На этом все закончилось, и некоторые возможности были Ривеллом явно упущены.


Увы, Ривелл ни на шаг не приблизился к разгадке дела Маршаллов. Шли дни, все труднее становилось выдерживать насмешливые взгляды директора, и он стал уже подумывать, что его прошлый триумф при расследовании дела в Оксфорде был не более чем прихотью судьбы. Здесь, в Оукингтоне, все было наполнено тайным смыслом; Роузвер, Эллингтон и даже Ламберн казались персонажами ночных кошмаров.

— Думаю, мне надо бросить это дело! — заявил он Ламберну вечером на десятый день после гибели мальчика. — Не могу же я здесь сидеть вечно, от моего пребывания нет никакого толку!

Ламберн понимающе кивнул:

— Я так и предполагал. Не впервой хитроумному убийце удается остаться неразоблаченным. Знаете, мне кажется, что любой человек, если он достаточно осмотрителен, способен совершить убийство без всяких для себя последствий. Это вовсе не так трудно. Опасность лишь в том, что, как в азартных играх, возникает соблазн попробовать снова. Предположим, Эллингтону повезло и во второй раз. Но третья попытка должна закончиться неудачей — по закону средних чисел.

— Какая еще третья попытка? Ведь других братьев Маршалл больше нет?

— Ну и что? Если убийца возомнил, что он умнее всего человечества, то начинает смотреть на убийство просто как на способ избавиться от неугодных ему людей. Поверьте, Ривелл, я изучал этот вопрос. После двух успешных убийств человек частенько совершает третье.

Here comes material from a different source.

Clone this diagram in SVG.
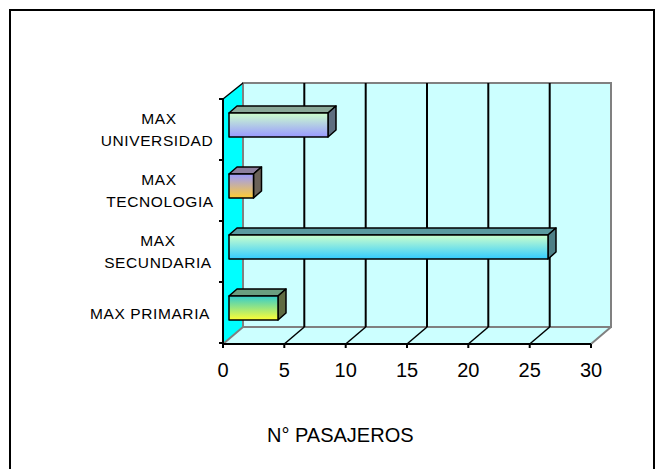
<svg xmlns="http://www.w3.org/2000/svg" width="656" height="469" viewBox="0 0 656 469">
<style>
.lbl{font-family:"Liberation Sans",Arial,sans-serif;font-size:15.5px;fill:#000;letter-spacing:0.6px}
.num{font-family:"Liberation Sans",Arial,sans-serif;font-size:20px;fill:#000;text-anchor:middle}
.ttl{font-family:"Liberation Sans",Arial,sans-serif;font-size:20px;fill:#000}
.grid{stroke:#000;stroke-width:2;fill:none}
.diag{stroke:#000;stroke-width:1.5;fill:none}
.edge{stroke:#808080;stroke-width:2;fill:none}
.bar{stroke:#000;stroke-width:1.5;stroke-linejoin:round}
</style>
<defs>
<linearGradient id="gU" x1="0" y1="0" x2="0" y2="1"><stop offset="0" stop-color="#CCFFCC"/><stop offset="1" stop-color="#9999FF"/></linearGradient>
<linearGradient id="gT" x1="0" y1="0" x2="0" y2="1"><stop offset="0" stop-color="#9999FF"/><stop offset="1" stop-color="#FFCC33"/></linearGradient>
<linearGradient id="gS" x1="0" y1="0" x2="0" y2="1"><stop offset="0" stop-color="#CCFFCC"/><stop offset="1" stop-color="#33CCFF"/></linearGradient>
<linearGradient id="gP" x1="0" y1="0" x2="0" y2="1"><stop offset="0" stop-color="#33CCCC"/><stop offset="1" stop-color="#FFFF33"/></linearGradient>
</defs>
<rect x="0" y="0" width="656" height="469" fill="#fff"/>
<rect x="10" y="10" width="644" height="470" fill="none" stroke="#000" stroke-width="2"/>
<g id="walls">
<rect x="243" y="83" width="368" height="244" fill="#CCFFFF"/>
<polygon points="223,344 591,344 611,327 243,327" fill="#CCFFFF"/>
<polygon points="223,99 243,83 243,327 223,344" fill="#00FFFF"/>
<polyline class="edge" points="243,327 243,83 611,83 611,327 243,327"/>
<line class="edge" x1="591" y1="344" x2="611" y2="327"/>
<line class="edge" x1="223" y1="344" x2="243" y2="327"/>
<line x1="223" y1="99" x2="243" y2="83" stroke="#000" stroke-width="1.5"/>
</g>
<g id="gridlines">
<line class="grid" x1="304.3" y1="83" x2="304.3" y2="327"/>
<line class="grid" x1="365.7" y1="83" x2="365.7" y2="327"/>
<line class="grid" x1="427" y1="83" x2="427" y2="327"/>
<line class="grid" x1="488.3" y1="83" x2="488.3" y2="327"/>
<line class="grid" x1="549.7" y1="83" x2="549.7" y2="327"/>
<line class="diag" x1="284.3" y1="344" x2="304.3" y2="327"/>
<line class="diag" x1="345.7" y1="344" x2="365.7" y2="327"/>
<line class="diag" x1="407" y1="344" x2="427" y2="327"/>
<line class="diag" x1="468.3" y1="344" x2="488.3" y2="327"/>
<line class="diag" x1="529.7" y1="344" x2="549.7" y2="327"/>
</g>
<g id="axes" stroke="#000" stroke-width="2">
<line x1="223" y1="99" x2="223" y2="345"/>
<line x1="222" y1="344" x2="591" y2="344"/>
<line x1="219" y1="99" x2="223" y2="99"/>
<line x1="219" y1="160" x2="223" y2="160"/>
<line x1="219" y1="221" x2="223" y2="221"/>
<line x1="219" y1="282" x2="223" y2="282"/>
<line x1="219" y1="343" x2="223" y2="343"/>
<line x1="223" y1="344" x2="223" y2="348"/>
<line x1="284.3" y1="344" x2="284.3" y2="348"/>
<line x1="345.7" y1="344" x2="345.7" y2="348"/>
<line x1="407" y1="344" x2="407" y2="348"/>
<line x1="468.3" y1="344" x2="468.3" y2="348"/>
<line x1="529.7" y1="344" x2="529.7" y2="348"/>
<line x1="591" y1="344" x2="591" y2="348"/>
</g>
<g id="bar-universidad">
<polygon class="bar" points="229,113 237,106 336,106 328,113" fill="#8AA898"/>
<polygon class="bar" points="328,113 336,106 336,130 328,137" fill="#5E6E80"/>
<rect class="bar" x="229" y="113" width="99" height="24" fill="url(#gU)"/>
</g>
<g id="bar-tecnologia">
<polygon class="bar" points="229,174 237,167 261.5,167 253.5,174" fill="#8C7F9E"/>
<polygon class="bar" points="253.5,174 261.5,167 261.5,191 253.5,198" fill="#6B6258"/>
<rect class="bar" x="229" y="174" width="24.5" height="24" fill="url(#gT)"/>
</g>
<g id="bar-secundaria">
<polygon class="bar" points="229,235 237,228 556,228 548,235" fill="#5A9AA0"/>
<polygon class="bar" points="548,235 556,228 556,252 548,259" fill="#4D7F86"/>
<rect class="bar" x="229" y="235" width="319" height="24" fill="url(#gS)"/>
</g>
<g id="bar-primaria">
<polygon class="bar" points="229,296 237,289 286,289 278,296" fill="#6A9E80"/>
<polygon class="bar" points="278,296 286,289 286,313 278,320" fill="#5F6B42"/>
<rect class="bar" x="229" y="296" width="49" height="24" fill="url(#gP)"/>
</g>
<g id="category-labels" text-anchor="middle">
<text class="lbl" x="159" y="124">MAX</text>
<text class="lbl" x="157" y="146">UNIVERSIDAD</text>
<text class="lbl" x="159" y="185">MAX</text>
<text class="lbl" x="160" y="207">TECNOLOGIA</text>
<text class="lbl" x="158" y="246">MAX</text>
<text class="lbl" x="158" y="268">SECUNDARIA</text>
<text class="lbl" x="150" y="319">MAX PRIMARIA</text>
</g>
<g id="value-labels">
<text class="num" x="223" y="377">0</text>
<text class="num" x="284.3" y="377">5</text>
<text class="num" x="345.7" y="377">10</text>
<text class="num" x="407" y="377">15</text>
<text class="num" x="468.3" y="377">20</text>
<text class="num" x="529.7" y="377">25</text>
<text class="num" x="591" y="377">30</text>
</g>
<text class="ttl" x="267" y="442">N° PASAJEROS</text>
</svg>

— Не знаю, как это может случиться. Ведь Эллингтон, по словам его жены, работает здесь последний семестр. Он собирается переселиться в Кению.

— Любопытно! Но это ничего не меняет. Я буду ждать сообщения в «Дейли Мейл» о том, что жену богатого кенийского плантатора разорвал лев или укусила ядовитая змея или она утонула в африканской реке с непроизносимым названием…

— Не думаете ли вы, что это она станет следующей жертвой?!

— Может быть, и не станет. Если она заведет там интрижку с каким-нибудь парнем, то жертвой придется стать тому парню… Эллингтон ревнив, как Отелло, вы же знаете.

— Страшно подумать, что ей предстоит жить с таким субъектом!

— Старая поговорка гласит: на чем постелил, на том и спи. Особенно если речь идет о супружеской постели…

Ривеллу ничего не оставалось, как признать правоту этих слов.